DeValerio thinks his career path is still a good way into similar White House service today.

“For anyone aspiring to serve as a White House butler today,” DeValerio said, “I’d suggest first working for a local caterer to get that practical experience. Then, if you find yourself living in Washington DC, write to the White House Usher’s Office and request an application. It’s that simple.”

Of course a background check is required which, for DeValerio, was less of a problem than another mandatory condition of employment.  He was given mere days to procure a tuxedo for his new White House job.

But having satisfied all conditions, DeValerio was called to serve his first state dinner in December 1980. President Jimmy Carter had already been defeated by Ronald Reagan. And DeValerio said he helped serve some of Carter’s so-called “last suppers” largely to thank staff and friends.

DeValerio recalled one such event, an outdoor evening holiday party the Carters hosted in December 1980.

“At the President’s request, staff had erected a skating rink on the White House lawn, and Peggy Fleming was invited to perform. That evening was so cold, I poured hot chocolate from my serving station on my hands to keep warm. In fact, it was so cold, I saw congressmen with their hands in their own pockets!”

When President and Mrs. Reagan entered the White House in January 1981, DeValerio said they brought their own style of entertaining. The Reagans, though, also brought something else that was exciting — plenty of celebrities outside of the usual political circles.

“President Reagan had his first White House function on January 21, 1981,” DeValerio said.  “The first three guests I served were Vince Scully, and the entertainers Lou Rawls and Ray Charles.”
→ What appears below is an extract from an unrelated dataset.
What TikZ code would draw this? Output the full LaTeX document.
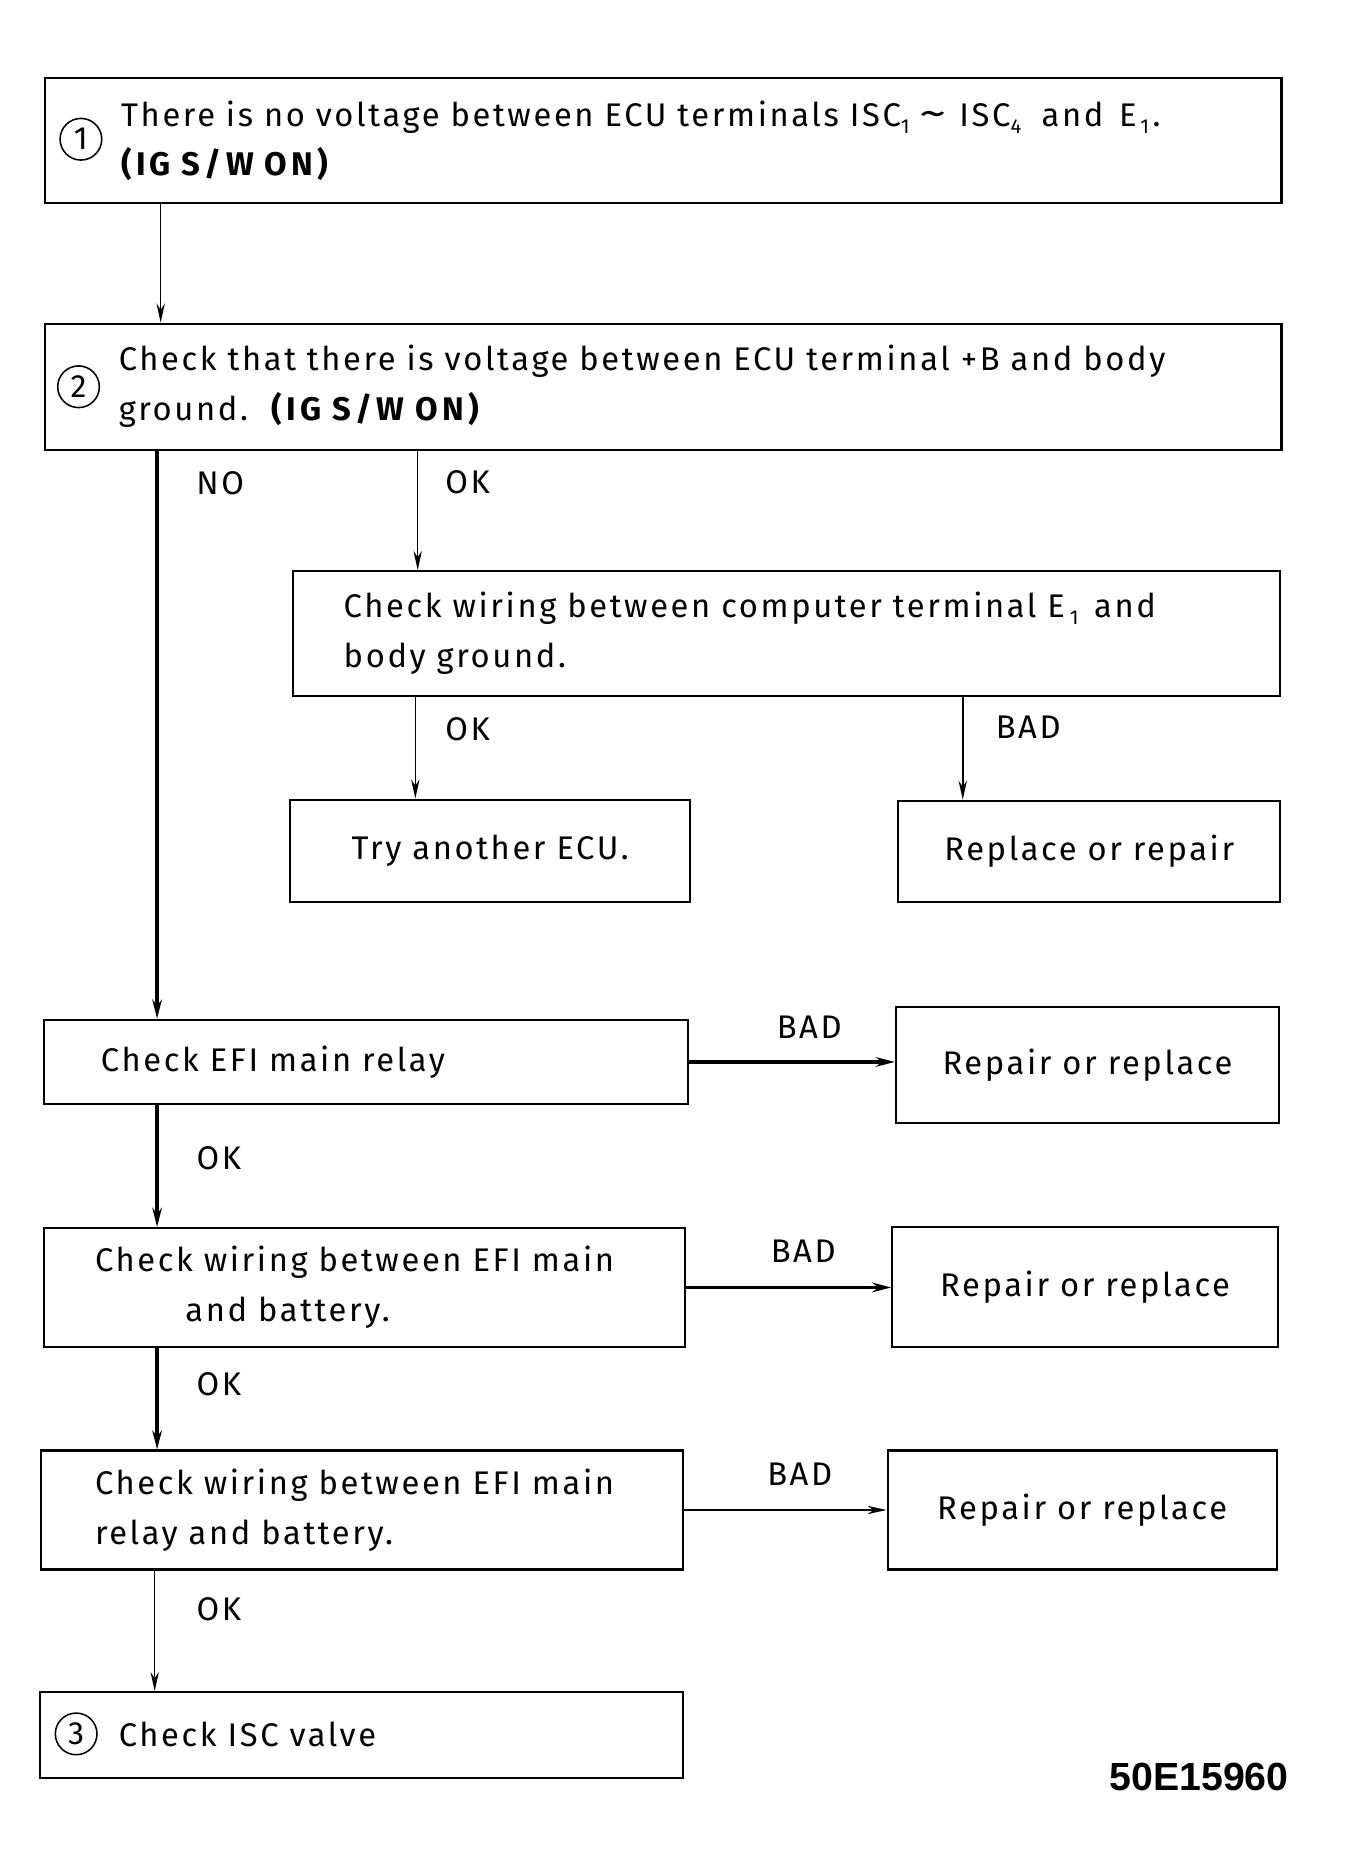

By the time the Reagans began hosting state dinners, DeValerio said the events already had evolved into a more intimate and European style of entertaining than had been the case under previous leaders, like President Eisenhower.
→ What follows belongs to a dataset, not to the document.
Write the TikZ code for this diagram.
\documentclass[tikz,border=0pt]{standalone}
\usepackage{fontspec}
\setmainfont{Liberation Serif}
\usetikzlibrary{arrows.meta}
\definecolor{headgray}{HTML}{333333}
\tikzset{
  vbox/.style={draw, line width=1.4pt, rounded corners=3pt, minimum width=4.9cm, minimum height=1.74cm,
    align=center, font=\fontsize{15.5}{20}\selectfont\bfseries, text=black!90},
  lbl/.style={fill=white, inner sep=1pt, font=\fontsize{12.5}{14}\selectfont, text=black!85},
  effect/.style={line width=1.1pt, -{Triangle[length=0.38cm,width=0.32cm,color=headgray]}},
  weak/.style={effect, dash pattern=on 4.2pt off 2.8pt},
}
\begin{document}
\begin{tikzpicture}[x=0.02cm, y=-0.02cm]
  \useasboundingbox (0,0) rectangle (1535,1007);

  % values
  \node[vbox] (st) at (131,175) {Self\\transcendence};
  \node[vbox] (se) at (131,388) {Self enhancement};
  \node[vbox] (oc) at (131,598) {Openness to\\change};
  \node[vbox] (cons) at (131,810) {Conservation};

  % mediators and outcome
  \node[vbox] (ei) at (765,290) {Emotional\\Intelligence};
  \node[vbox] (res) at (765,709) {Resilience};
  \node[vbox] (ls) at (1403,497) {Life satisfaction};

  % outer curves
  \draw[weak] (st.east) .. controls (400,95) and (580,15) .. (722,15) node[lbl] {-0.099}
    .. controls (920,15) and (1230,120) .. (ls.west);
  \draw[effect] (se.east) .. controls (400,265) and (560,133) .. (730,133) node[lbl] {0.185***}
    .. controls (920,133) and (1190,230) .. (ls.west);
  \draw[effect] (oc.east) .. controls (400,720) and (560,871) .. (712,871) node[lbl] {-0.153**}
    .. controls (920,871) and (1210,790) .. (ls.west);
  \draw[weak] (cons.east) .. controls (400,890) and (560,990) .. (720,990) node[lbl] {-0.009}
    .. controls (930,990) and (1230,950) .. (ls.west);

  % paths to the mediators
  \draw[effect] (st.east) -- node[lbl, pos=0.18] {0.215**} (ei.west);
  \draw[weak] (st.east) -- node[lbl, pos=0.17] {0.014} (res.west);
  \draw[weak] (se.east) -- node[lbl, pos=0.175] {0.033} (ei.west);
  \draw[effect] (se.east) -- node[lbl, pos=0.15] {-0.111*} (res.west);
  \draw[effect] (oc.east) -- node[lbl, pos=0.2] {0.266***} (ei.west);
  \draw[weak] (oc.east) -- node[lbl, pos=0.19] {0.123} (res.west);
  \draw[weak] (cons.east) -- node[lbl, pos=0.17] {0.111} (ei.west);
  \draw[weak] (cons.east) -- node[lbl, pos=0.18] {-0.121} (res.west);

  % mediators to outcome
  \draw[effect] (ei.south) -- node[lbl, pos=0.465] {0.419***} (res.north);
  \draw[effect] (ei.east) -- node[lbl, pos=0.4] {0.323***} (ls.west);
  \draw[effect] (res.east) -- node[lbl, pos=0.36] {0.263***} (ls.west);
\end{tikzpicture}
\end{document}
Under Reagan, butlers like DeValerio labored nearly all day readying the round tables with White House china, glassware and cutlery to accommodate each of the four dinner courses.

“We’d start setting up at around noon for a 7:30 p.m. state dinner,” DeValerio explained. Staff also had to set up the pre-meal tea service in the White House Blue Room.

When he started working for the White House, DeValerio said the hourly pay was $10 for the first four hours of work. The hourly pay increased the longer the event continued.

Today, DeValerio noted, state dinners are pre-plated, although the importance of the butler staff has not diminished.

In addition to state dinners, White House butlers like DeValerio also served so-called “working luncheons” for the President and visiting heads of state. At such luncheons and other White House receptions, DeValerio recalled serving a huge variety of guests.

For example, DeValerio said he served the president of Senegal, Canadian Prime Minister Pierre Trudeau, singer Frank Sinatra, Israeli Prime Minister Yitzhak Rabin, actress Maureen Stapleton, football great Frank Gifford, Russian Minister of Foreign Affairs Andrei Gromyko, and basketball great Bill Russell among countless others.

DeValerio also occasionally worked on the White House second floor, the President’s private living quarters. “Functions on the second floor tended to be smaller and more relaxed. One dinner I served there was hosted for German Chancellor and Mrs. Helmut Kohl. It was really an honor to serve as a president’s butler,” he said.

DeValerio said he left White House service at the beginning of the administration of President George H. W. Bush.

“I know the best part of my job was the people I worked with,” DeValerio said, including in that group the former White House matre d’ John Ficklin and White House butler Eugene Allen, who was the inspiration for the 2013 movie, “The Butler.”

“Working as a White House butler was really a dream job,” DeValerio said. “Think about going to work every day and anyone in the world could be at your job that day. It was a fantastic opportunity.”